_Required task:_ Quote word for word the lines below, beginning with the first and ending with the one that has "0.57, 0.45, 0.10];". Drop the pictures.

_Dataset extract:_

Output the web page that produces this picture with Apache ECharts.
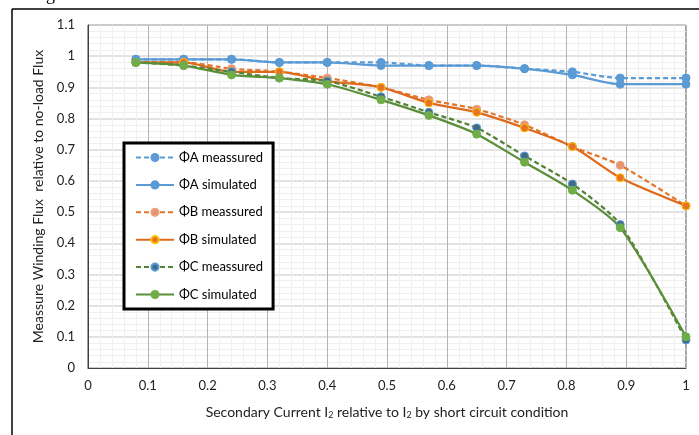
<!DOCTYPE html>
<html>
<head>
<meta charset="utf-8">
<script src="https://cdn.jsdelivr.net/npm/echarts@6/dist/echarts.min.js"></script>
<style>
  html, body { margin: 0; padding: 0; background: #fff; }
  #main { width: 699px; height: 435px; }
</style>
</head>
<body>
<div id="main"></div>
<script>
// current ratio I2 / I2sc
var currentX = [0.08, 0.16, 0.24, 0.32, 0.40, 0.49, 0.57, 0.65, 0.73, 0.81, 0.89, 1.0];

var fluxAMeas = [0.99, 0.99, 0.99, 0.98, 0.98, 0.98, 0.97, 0.97, 0.96, 0.95, 0.93, 0.93];
var fluxASim  = [0.99, 0.99, 0.99, 0.98, 0.98, 0.97, 0.97, 0.97, 0.96, 0.94, 0.91, 0.91];
var fluxBMeas = [0.98, 0.98, 0.96, 0.95, 0.93, 0.90, 0.86, 0.83, 0.78, 0.71, 0.65, 0.52];
var fluxBSim  = [0.98, 0.98, 0.95, 0.95, 0.92, 0.90, 0.85, 0.82, 0.77, 0.71, 0.61, 0.52];
var fluxCMeas = [0.98, 0.97, 0.95, 0.93, 0.92, 0.87, 0.82, 0.77, 0.68, 0.59, 0.46, 0.09];
var fluxCSim  = [0.98, 0.97, 0.94, 0.93, 0.91, 0.86, 0.81, 0.75, 0.66, 0.57, 0.45, 0.10];

var seriesNames = ['ΦA meassured', 'ΦA simulated', 'ΦB meassured', 'ΦB simulated', 'ΦC meassured', 'ΦC simulated'];

function pairs(vals) {
    return currentX.map(function (x, i) { return [x, vals[i]]; });
}

function mkSeries(name, vals, lineColor, dashed, fill, border) {
    return {
        name: name,
        type: 'line',
        data: pairs(vals),
        smooth: 0.25,
        symbol: 'circle',
        symbolSize: 8,
        lineStyle: { color: lineColor, width: 2.25, type: dashed ? [5, 3] : 'solid' },
        itemStyle: { color: fill, borderColor: border, borderWidth: 1 }
    };
}

var font = 'Lato, "Open Sans", sans-serif';

var myChart = echarts.init(document.getElementById('main'), null, { renderer: 'canvas' });

myChart.setOption({
    animation: false,
    textStyle: { fontFamily: font },
    graphic: [
        // clipped line of the surrounding document
        { type: 'text', left: -2, top: -14, style: { text: 'that is given relative to the rated fuse flux.', font: '18px "Liberation Serif", serif', fill: '#000' } },
        // outer frame
        { type: 'line', shape: { x1: 12, y1: 9, x2: 699, y2: 9 }, style: { stroke: '#000', lineWidth: 1.5 } },
        { type: 'line', shape: { x1: 12, y1: 9, x2: 12, y2: 435 }, style: { stroke: '#000', lineWidth: 1.5 } }
    ],
    grid: {
        left: 88, top: 25, width: 598, height: 343,
        show: true, borderColor: '#404040', borderWidth: 1
    },
    legend: {
        orient: 'vertical',
        left: 124, top: 143,
        data: seriesNames,
        itemWidth: 38, itemHeight: 9,
        itemGap: 12.4,
        padding: [7, 10, 7, 11],
        borderColor: '#000', borderWidth: 3,
        backgroundColor: '#fff',
        textStyle: { fontSize: 13, lineHeight: 15, color: '#000', fontFamily: font }
    },
    xAxis: {
        type: 'value', min: 0, max: 1, interval: 0.1,
        name: '{t|Secondary Current I}{s|2}{t| relative to I}{s|2}{t| by short circuit condition}',
        nameLocation: 'middle', nameGap: 36,
        nameTextStyle: {
            fontSize: 14, color: '#222',
            rich: {
                t: { fontSize: 14, color: '#222', fontFamily: font },
                s: { fontSize: 9, color: '#222', fontFamily: font, verticalAlign: 'bottom', padding: [7, 0, 0, 0] }
            }
        },
        axisLine: { show: true, lineStyle: { color: '#404040' } },
        axisTick: { show: false },
        axisLabel: { fontSize: 13, color: '#222', margin: 11 },
        splitLine: { show: true, lineStyle: { color: '#b4b4b4', width: 1 } },
        minorTick: { show: false, splitNumber: 5 },
        minorSplitLine: { show: true, lineStyle: { color: '#efefef', width: 1 } }
    },
    yAxis: {
        type: 'value', min: 0, max: 1.1, interval: 0.1,
        name: 'Meassure Winding Flux  relative to no-load Flux',
        nameLocation: 'middle', nameGap: 40,
        nameTextStyle: { fontSize: 14, color: '#222' },
        axisLine: { show: true, lineStyle: { color: '#404040' } },
        axisTick: { show: false },
        axisLabel: { fontSize: 13, color: '#222', margin: 13 },
        splitLine: { show: true, lineStyle: { color: '#dadada', width: 1.5 } },
        minorTick: { show: false, splitNumber: 5 },
        minorSplitLine: { show: true, lineStyle: { color: '#efefef', width: 1 } }
    },
    series: [
        mkSeries(seriesNames[0], fluxAMeas, '#5B9BD5', true, '#5B9BD5', '#5B9BD5'),
        mkSeries(seriesNames[1], fluxASim, '#5B9BD5', false, '#5B9BD5', '#5B9BD5'),
        mkSeries(seriesNames[2], fluxBMeas, '#E2762E', true, '#E59570', '#E8A27F'),
        mkSeries(seriesNames[3], fluxBSim, '#DE6A1C', false, '#E67325', '#FFC000'),
        mkSeries(seriesNames[4], fluxCMeas, '#548235', true, '#3F6C84', '#5B9BD5'),
        mkSeries(seriesNames[5], fluxCSim, '#5A8F3A', false, '#70AD47', '#70AD47')
    ]
});
</script>
</body>
</html>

_Result for this task:_
Output the web page that produces this picture with Apache ECharts.
<!DOCTYPE html>
<html>
<head>
<meta charset="utf-8">
<script src="https://cdn.jsdelivr.net/npm/echarts@6/dist/echarts.min.js"></script>
<style>
  html, body { margin: 0; padding: 0; background: #fff; }
  #main { width: 699px; height: 435px; }
</style>
</head>
<body>
<div id="main"></div>
<script>
// current ratio I2 / I2sc
var currentX = [0.08, 0.16, 0.24, 0.32, 0.40, 0.49, 0.57, 0.65, 0.73, 0.81, 0.89, 1.0];

var fluxAMeas = [0.99, 0.99, 0.99, 0.98, 0.98, 0.98, 0.97, 0.97, 0.96, 0.95, 0.93, 0.93];
var fluxASim  = [0.99, 0.99, 0.99, 0.98, 0.98, 0.97, 0.97, 0.97, 0.96, 0.94, 0.91, 0.91];
var fluxBMeas = [0.98, 0.98, 0.96, 0.95, 0.93, 0.90, 0.86, 0.83, 0.78, 0.71, 0.65, 0.52];
var fluxBSim  = [0.98, 0.98, 0.95, 0.95, 0.92, 0.90, 0.85, 0.82, 0.77, 0.71, 0.61, 0.52];
var fluxCMeas = [0.98, 0.97, 0.95, 0.93, 0.92, 0.87, 0.82, 0.77, 0.68, 0.59, 0.46, 0.09];
var fluxCSim  = [0.98, 0.97, 0.94, 0.93, 0.91, 0.86, 0.81, 0.75, 0.66, 0.57, 0.45, 0.10];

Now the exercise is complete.